Given information.
* Start *
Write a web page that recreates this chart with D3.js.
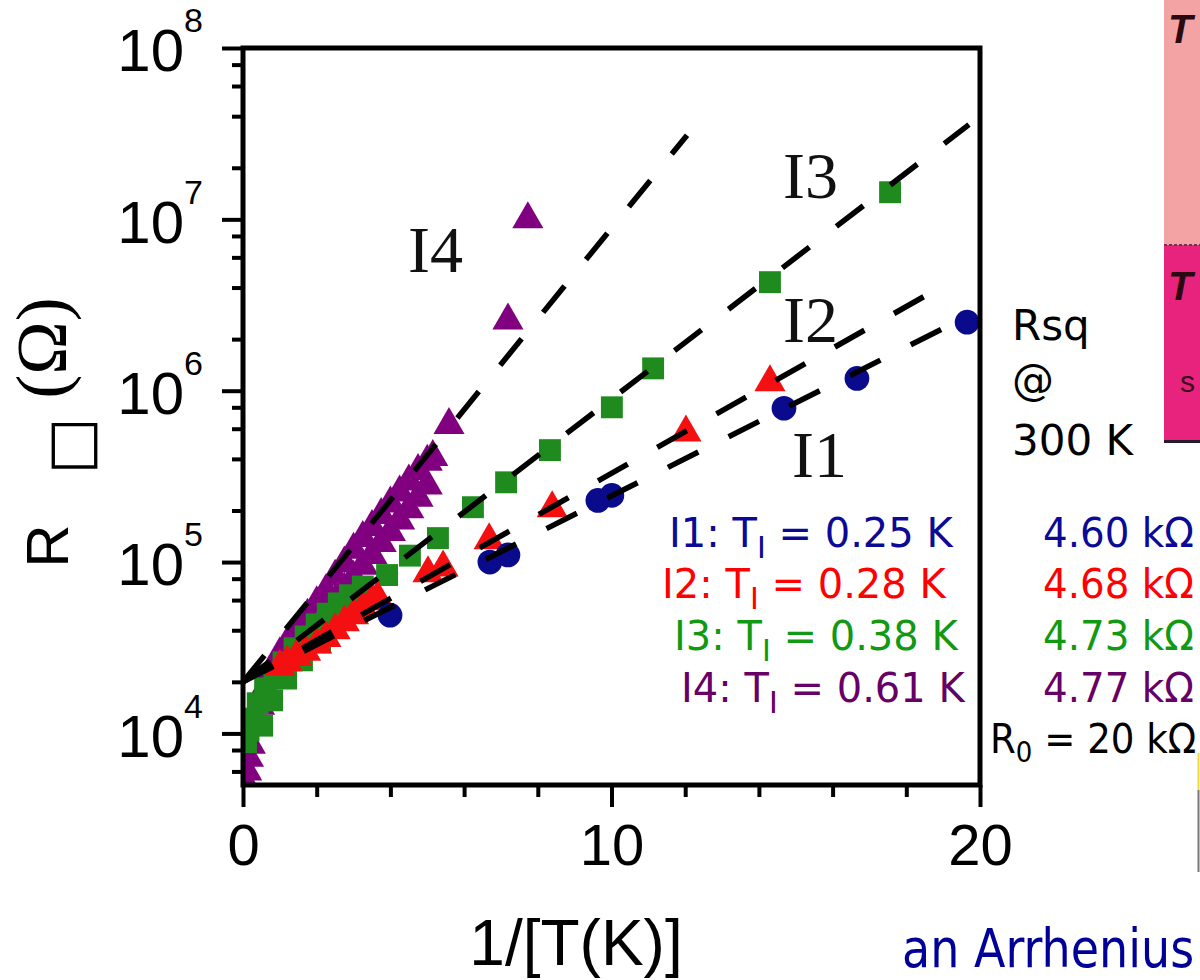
<!DOCTYPE html>
<html>
<head>
<meta charset="utf-8">
<script src="https://cdn.jsdelivr.net/npm/d3@7"></script>
<style>
  html, body { margin: 0; padding: 0; background: #fff; }
  svg { display: block; }
</style>
</head>
<body>
<script>
// values: x = 1/T (1/K), R = sheet resistance (ohm)
const i1X = [3.99, 6.70, 7.19, 9.63, 10.01, 14.68, 16.66, 19.65];
const i1R = [4.9e4, 1.0e5, 1.1e5, 2.29e5, 2.45e5, 7.9e5, 1.18e6, 2.51e6];

const i2X = [1.0, 1.2, 1.45, 1.7, 2.0, 2.25, 2.5, 2.75, 3.0, 3.25, 3.5, 3.65, 5.02, 5.43, 6.68, 8.39, 12.02, 14.30];
const i2R = [2.45e4, 2.6e4, 2.8e4, 3.0e4, 3.3e4, 3.6e4, 4.0e4, 4.45e4, 4.9e4, 5.4e4, 5.9e4, 6.2e4, 8.6e4, 9.3e4, 1.34e5, 2.06e5, 5.7e5, 1.12e6];

const i3X = [0.08, 0.15, 0.25, 0.4, 0.52, 0.6, 0.79, 0.85, 1.1, 1.17, 1.4, 1.6, 1.7, 2.0, 2.09, 2.3, 2.6, 2.9, 3.25, 3.91, 4.53, 5.29, 6.24, 7.14, 8.33, 10.01, 11.13, 14.30, 17.56];
const i3R = [8.9e3, 1.04e4, 1.22e4, 1.5e4, 1.11e4, 1.83e4, 1.56e4, 2.21e4, 2.6e4, 2.09e4, 3.14e4, 2.67e4, 3.68e4, 4.33e4, 3.4e4, 5.0e4, 5.74e4, 6.4e4, 7.2e4, 8.4e4, 1.09e5, 1.38e5, 2.09e5, 2.92e5, 4.5e5, 8.0e5, 1.35e6, 4.3e6, 1.44e7];

// I4: upper edge of the dense band, then lower edge, then the single points
const i4X = [0.05, 0.1, 0.15, 0.2, 0.3, 0.45, 0.6, 0.8, 1.0, 1.25, 1.5, 1.75, 2.0, 2.25, 2.5, 2.75, 3.0, 3.25, 3.5, 3.75, 4.0, 4.25, 4.5, 4.75, 5.0, 5.15,
             2.25, 2.5, 2.75, 3.0, 3.25, 3.5, 3.75, 4.0, 4.25, 4.5, 4.75, 5.0,
             5.59, 7.19, 7.73];
const i4R = [5.2e3, 6.0e3, 7.2e3, 8.6e3, 1.1e4, 1.45e4, 1.85e4, 2.35e4, 2.9e4, 3.5e4, 4.1e4, 4.86e4, 5.75e4, 6.76e4, 8.2e4, 9.8e4, 1.18e5, 1.38e5, 1.6e5, 1.88e5, 2.2e5, 2.55e5, 2.95e5, 3.4e5, 3.85e5, 4.1e5,
             5.0e4, 5.88e4, 6.9e4, 8.1e4, 9.5e4, 1.1e5, 1.29e5, 1.5e5, 1.75e5, 2.03e5, 2.37e5, 2.8e5,
             6.3e5, 2.57e6, 1.0e7];

// dashed Arrhenius fits, start and end points
const fitI1 = [[0, 2.0e4], [19.7, 2.75e6]];
const fitI2 = [[0, 2.0e4], [19.0, 4.1e6]];
const fitI3 = [[0, 2.0e4], [19.7, 3.57e7]];
const fitI4 = [[0, 2.0e4], [12.05, 3.1e7]];

const xMajor = [0, 10, 20];
const xMinor = [2, 4, 6, 8, 12, 14, 16, 18];
const yMajor = [1e4, 1e5, 1e6, 1e7, 1e8];
const yMinor = [6e3, 8e3, 2e4, 4e4, 6e4, 8e4, 2e5, 4e5, 6e5, 8e5, 2e6, 4e6, 6e6, 8e6, 2e7, 4e7, 6e7, 8e7];

const seriesNames = ["I1", "I2", "I3", "I4"];
const tiValues = ["0.25", "0.28", "0.38", "0.61"];
const rsqValues = ["4.60", "4.68", "4.73", "4.77"];
const r0Value = "20";

const width = 1200;
const height = 980;
const marginTop = 48;
const marginLeft = 243;
const plotRight = 980;
const plotBottom = 785;

const x = d3.scaleLinear([0, 20], [marginLeft, plotRight]);
const y = d3.scaleLog([5e3, 1e8], [plotBottom, marginTop]);

const svg = d3.create("svg")
  .attr("width", width)
  .attr("height", height)
  .attr("viewBox", [0, 0, width, height]);

svg.append("rect").attr("width", width).attr("height", height).attr("fill", "#fff");

svg.append("clipPath").attr("id", "plotclip")
  .append("rect")
  .attr("x", marginLeft).attr("y", marginTop)
  .attr("width", plotRight - marginLeft).attr("height", plotBottom - marginTop);

// markers, drawn I4 first so the others sit on top
const series = [
  {xs: i4X, rs: i4R, color: "#800080", type: d3.symbolTriangle, size: 420},
  {xs: i3X, rs: i3R, color: "#1f8b1f", type: d3.symbolSquare, size: 480},
  {xs: i2X, rs: i2R, color: "#f41010", type: d3.symbolTriangle, size: 420},
  {xs: i1X, rs: i1R, color: "#0a0a8c", type: d3.symbolCircle, size: 480}
];

const marks = svg.append("g").attr("clip-path", "url(#plotclip)");
series.forEach(s => {
  marks.append("g")
    .selectAll("path")
    .data(d3.zip(s.xs, s.rs))
    .join("path")
      .attr("transform", d => `translate(${x(d[0])},${y(d[1])})`)
      .attr("d", d3.symbol(s.type, s.size))
      .attr("fill", s.color);
});

const line = d3.line().x(d => x(d[0])).y(d => y(d[1]));
marks.append("g")
  .selectAll("path")
  .data([fitI1, fitI2, fitI3, fitI4])
  .join("path")
    .attr("d", line)
    .attr("fill", "none")
    .attr("stroke", "#000")
    .attr("stroke-width", 5.5)
    .attr("stroke-dasharray", "34,34");

// frame
svg.append("rect")
  .attr("x", marginLeft).attr("y", marginTop)
  .attr("width", plotRight - marginLeft).attr("height", plotBottom - marginTop)
  .attr("fill", "none").attr("stroke", "#000").attr("stroke-width", 5);

function styleAxis(g) {
  g.select(".domain").remove();
  g.selectAll(".tick line").attr("stroke", "#000").attr("stroke-width", 4);
}

svg.append("g")
  .attr("transform", `translate(0,${plotBottom})`)
  .call(d3.axisBottom(x).tickValues(xMinor).tickSize(12).tickFormat(""))
  .call(styleAxis);

svg.append("g")
  .attr("transform", `translate(0,${plotBottom})`)
  .call(d3.axisBottom(x).tickValues(xMajor).tickSize(22).tickPadding(17).tickFormat(d3.format("d")))
  .call(styleAxis)
  .call(g => g.selectAll(".tick text")
    .attr("font-family", "Liberation Sans, Arial, sans-serif")
    .attr("font-size", 58)
    .attr("fill", "#000"));

svg.append("g")
  .attr("transform", `translate(${marginLeft},0)`)
  .call(d3.axisLeft(y).tickValues(yMinor).tickSize(11).tickFormat(""))
  .call(styleAxis);

svg.append("g")
  .attr("transform", `translate(${marginLeft},0)`)
  .call(d3.axisLeft(y).tickValues(yMajor).tickSize(21).tickPadding(19).tickFormat(""))
  .call(styleAxis)
  .call(g => g.selectAll(".tick text").each(function(d) {
    const t = d3.select(this)
      .attr("dy", "0.38em")
      .attr("font-family", "Liberation Sans, Arial, sans-serif")
      .attr("font-size", 60)
      .attr("fill", "#000");
    t.append("tspan").text("10");
    t.append("tspan").attr("dy", -39).attr("font-size", 34).text(Math.round(Math.log10(d)));
  }));

// axis titles
svg.append("text")
  .attr("x", 576).attr("y", 965)
  .attr("text-anchor", "middle")
  .attr("font-family", "Liberation Sans, Arial, sans-serif")
  .attr("font-size", 64)
  .text("1/[T(K)]");

// y title in three pieces: R, the square subscript, (Omega)
svg.append("text")
  .attr("transform", "translate(68,546) rotate(-90)")
  .attr("text-anchor", "middle")
  .attr("font-family", "Liberation Sans, Arial, sans-serif")
  .attr("font-size", 60)
  .text("R");
svg.append("text")
  .attr("transform", "translate(90,446) rotate(-90)")
  .attr("text-anchor", "middle")
  .attr("font-family", "DejaVu Sans")
  .attr("font-size", 60)
  .text("\u25A1");
svg.append("text")
  .attr("transform", "translate(66,348) rotate(-90)")
  .attr("text-anchor", "middle")
  .attr("font-family", "Liberation Serif, Times New Roman, serif")
  .attr("font-size", 72)
  .text("(\u03A9)");

// curve labels
const curveLabelPos = [[792, 477], [783, 342], [783, 198], [408, 272]];
svg.append("g")
  .selectAll("text")
  .data(seriesNames)
  .join("text")
    .attr("x", (d, i) => curveLabelPos[i][0])
    .attr("y", (d, i) => curveLabelPos[i][1])
    .attr("font-family", "Liberation Serif, Times New Roman, serif")
    .attr("font-size", 66)
    .attr("fill", "#111")
    .text(d => d);

// legend
const textColors = ["#0a0a96", "#ff0000", "#119911", "#660066"];
const legendX = [669, 662, 674, 681];
const rowY = [547, 598, 650, 702, 753];
const handFont = "DejaVu Sans, Verdana, sans-serif";

seriesNames.forEach((name, i) => {
  const t = svg.append("text")
    .attr("x", legendX[i]).attr("y", rowY[i])
    .attr("font-family", handFont).attr("font-size", 40)
    .attr("fill", textColors[i]);
  t.append("tspan").text(name + ": T");
  t.append("tspan").attr("font-size", 30).attr("dy", 11).text("I");
  t.append("tspan").attr("dy", -11).text(" = " + tiValues[i] + " K");

  svg.append("text")
    .attr("transform", `translate(1043,${rowY[i]}) scale(0.97,1)`)
    .attr("font-family", handFont).attr("font-size", 40)
    .attr("fill", textColors[i])
    .text(rsqValues[i] + " k\u03A9");
});

const r0 = svg.append("text")
  .attr("transform", `translate(990,${rowY[4]}) scale(0.93,1)`)
  .attr("font-family", handFont).attr("font-size", 40)
  .attr("fill", "#000");
r0.append("tspan").text("R");
r0.append("tspan").attr("font-size", 28).attr("dy", 9).text("0");
r0.append("tspan").attr("dy", -9).text(" = " + r0Value + " k\u03A9");

svg.append("g")
  .selectAll("text")
  .data(["Rsq", "@", "300 K"])
  .join("text")
    .attr("x", 1012)
    .attr("y", (d, i) => [340, 395, 455][i])
    .attr("font-family", handFont)
    .attr("font-size", 42)
    .attr("fill", "#000")
    .text(d => d);

svg.append("text")
  .attr("transform", "translate(902,967) scale(1,1.15)")
  .attr("font-family", handFont)
  .attr("font-size", 46)
  .attr("fill", "#000099")
  .text("an Arrhenius");

// cropped neighbouring panel at the top right
const panel = svg.append("g");
panel.append("rect").attr("x", 1164).attr("y", 0).attr("width", 36).attr("height", 245).attr("fill", "#f4a3a5");
panel.append("rect").attr("x", 1164).attr("y", 245).attr("width", 36).attr("height", 195).attr("fill", "#e8237d");
panel.append("line").attr("x1", 1164).attr("x2", 1200).attr("y1", 245).attr("y2", 245)
  .attr("stroke", "#7a3050").attr("stroke-width", 2).attr("stroke-dasharray", "3,2");
panel.append("rect").attr("x", 1164).attr("y", 440).attr("width", 36).attr("height", 3).attr("fill", "#2a1a2a");
panel.append("text").attr("x", 1168).attr("y", 43)
  .attr("font-family", "Liberation Sans, Arial, sans-serif").attr("font-size", 40)
  .attr("font-style", "italic").attr("font-weight", "bold").attr("fill", "#2a0a10").text("T");
panel.append("text").attr("x", 1168).attr("y", 300)
  .attr("font-family", "Liberation Sans, Arial, sans-serif").attr("font-size", 40)
  .attr("font-style", "italic").attr("font-weight", "bold").attr("fill", "#2a0a10").text("T");
panel.append("text").attr("x", 1180).attr("y", 392)
  .attr("font-family", "Liberation Sans, Arial, sans-serif").attr("font-size", 30)
  .attr("fill", "#3a0a20").text("s");

svg.append("line").attr("x1", 1198.5).attr("x2", 1198.5).attr("y1", 753).attr("y2", 790)
  .attr("stroke", "#e8d84a").attr("stroke-width", 2);
svg.append("line").attr("x1", 1198.5).attr("x2", 1198.5).attr("y1", 790).attr("y2", 872)
  .attr("stroke", "#777").attr("stroke-width", 2);

document.body.append(svg.node());
</script>
</body>
</html>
* End *
The request. Leave out any pictures and return exactly the lines from the beginning of the data through the line with "4e7, 6e7, 8e7];", inclusive.

Answer in full.
Write a web page that recreates this chart with D3.js.
<!DOCTYPE html>
<html>
<head>
<meta charset="utf-8">
<script src="https://cdn.jsdelivr.net/npm/d3@7"></script>
<style>
  html, body { margin: 0; padding: 0; background: #fff; }
  svg { display: block; }
</style>
</head>
<body>
<script>
// values: x = 1/T (1/K), R = sheet resistance (ohm)
const i1X = [3.99, 6.70, 7.19, 9.63, 10.01, 14.68, 16.66, 19.65];
const i1R = [4.9e4, 1.0e5, 1.1e5, 2.29e5, 2.45e5, 7.9e5, 1.18e6, 2.51e6];

const i2X = [1.0, 1.2, 1.45, 1.7, 2.0, 2.25, 2.5, 2.75, 3.0, 3.25, 3.5, 3.65, 5.02, 5.43, 6.68, 8.39, 12.02, 14.30];
const i2R = [2.45e4, 2.6e4, 2.8e4, 3.0e4, 3.3e4, 3.6e4, 4.0e4, 4.45e4, 4.9e4, 5.4e4, 5.9e4, 6.2e4, 8.6e4, 9.3e4, 1.34e5, 2.06e5, 5.7e5, 1.12e6];

const i3X = [0.08, 0.15, 0.25, 0.4, 0.52, 0.6, 0.79, 0.85, 1.1, 1.17, 1.4, 1.6, 1.7, 2.0, 2.09, 2.3, 2.6, 2.9, 3.25, 3.91, 4.53, 5.29, 6.24, 7.14, 8.33, 10.01, 11.13, 14.30, 17.56];
const i3R = [8.9e3, 1.04e4, 1.22e4, 1.5e4, 1.11e4, 1.83e4, 1.56e4, 2.21e4, 2.6e4, 2.09e4, 3.14e4, 2.67e4, 3.68e4, 4.33e4, 3.4e4, 5.0e4, 5.74e4, 6.4e4, 7.2e4, 8.4e4, 1.09e5, 1.38e5, 2.09e5, 2.92e5, 4.5e5, 8.0e5, 1.35e6, 4.3e6, 1.44e7];

// I4: upper edge of the dense band, then lower edge, then the single points
const i4X = [0.05, 0.1, 0.15, 0.2, 0.3, 0.45, 0.6, 0.8, 1.0, 1.25, 1.5, 1.75, 2.0, 2.25, 2.5, 2.75, 3.0, 3.25, 3.5, 3.75, 4.0, 4.25, 4.5, 4.75, 5.0, 5.15,
             2.25, 2.5, 2.75, 3.0, 3.25, 3.5, 3.75, 4.0, 4.25, 4.5, 4.75, 5.0,
             5.59, 7.19, 7.73];
const i4R = [5.2e3, 6.0e3, 7.2e3, 8.6e3, 1.1e4, 1.45e4, 1.85e4, 2.35e4, 2.9e4, 3.5e4, 4.1e4, 4.86e4, 5.75e4, 6.76e4, 8.2e4, 9.8e4, 1.18e5, 1.38e5, 1.6e5, 1.88e5, 2.2e5, 2.55e5, 2.95e5, 3.4e5, 3.85e5, 4.1e5,
             5.0e4, 5.88e4, 6.9e4, 8.1e4, 9.5e4, 1.1e5, 1.29e5, 1.5e5, 1.75e5, 2.03e5, 2.37e5, 2.8e5,
             6.3e5, 2.57e6, 1.0e7];

// dashed Arrhenius fits, start and end points
const fitI1 = [[0, 2.0e4], [19.7, 2.75e6]];
const fitI2 = [[0, 2.0e4], [19.0, 4.1e6]];
const fitI3 = [[0, 2.0e4], [19.7, 3.57e7]];
const fitI4 = [[0, 2.0e4], [12.05, 3.1e7]];

const xMajor = [0, 10, 20];
const xMinor = [2, 4, 6, 8, 12, 14, 16, 18];
const yMajor = [1e4, 1e5, 1e6, 1e7, 1e8];
const yMinor = [6e3, 8e3, 2e4, 4e4, 6e4, 8e4, 2e5, 4e5, 6e5, 8e5, 2e6, 4e6, 6e6, 8e6, 2e7, 4e7, 6e7, 8e7];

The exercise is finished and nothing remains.